Some patients are going to A&E units in the UK more than 50 times a year, a BBC investigation shows.
Data from 183 sites obtained under the Freedom of Information Act revealed nearly 12,000 people made more than 10 visits to the same unit in 2012-13.
A small number of those - just over 150 - attended more than 50 times.
Doctors warned that the issue, while confined to a minority of patients, was adding to the mounting pressures on the system this winter.
Many hospitals are already struggling to hit their waiting-time targets.
In England, the four-hour target was missed in the first two weeks of December, but the numbers attending A&Es eased over the Christmas period and the target has been met for the past fortnight.
However, that overall figure masks the struggle the biggest units are facing.
Of the 144 major centres, more than 60 failed to hit the target during the Christmas week despite the number of patients dropping by nearly 10%.
Dr Cliff Mann, of the College of Emergency Medicine, said the BBC's findings on repeat attendees raised some worrying questions as hospitals struggled to cope.
He said there were a variety of issues which led patients to become frequent visitors, including mental health and problems such as drug and alcohol abuse, which suggested that with better support in the community, particularly from social care, repeat visits could be prevented.
But he also said others were using A&E simply because they had had good experiences in the past, while those who struggled with the language may be using A&E units as a default because they found it hard to navigate their way round the system.
"At a time when emergency departments are very busy, it is clear that repeat non-emergency attendees are adding to the pressures," he added.
As part of the investigation, the BBC asked 175 hospital trusts and boards across the UK for information on repeat attendances during 2012-13. A total of 106 responded, covering 183 units.
Among the worst cases identified was a patient at Luton and Dunstable Hospital who attended 234 times in the year, while one person went to Sheffield's Northern General 223 times.

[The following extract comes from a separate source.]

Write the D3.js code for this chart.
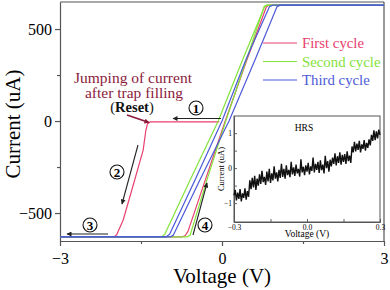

Patients Association chief executive Katherine Murphy said: "These figures are of great concern and provide yet more proof that our already overstretched A&E services are being put under increasingly severe strain.
"It needs to be recognised that every inappropriate attendance at the A&E would detract health professionals from attending to the genuine and often life-threatening emergencies," she added.
She said improving access to GPs could make a big difference - before Christmas, official NHS data showed the number of people waiting longer than a week to be seen by a GP was growing.
Andy Bell, of the Centre for Mental Health, said: "These figures show how vital it is for every hospital with an A&E unit to have 24/7 access to mental health advice and support. Too many people with mental health problems struggle to get the help they need in a crisis."
A spokeswoman for NHS England said the figures should be seen in context - in England alone there were more than 21 million visits to A&E units last year.
"The figures presented here suggest that the number of people attending A&E frequently is relatively small when considered against the big picture."
Meanwhile, a spokeswoman for the Department of Health said steps were being made to improve access to community care through the launch of a £3.8bn joint pot in April 2015 to encourage the NHS and local government to work together.
A series of 14 pilots are already under way to pioneer new projects.
"We know action is needed to tackle pressures on A&E," she added.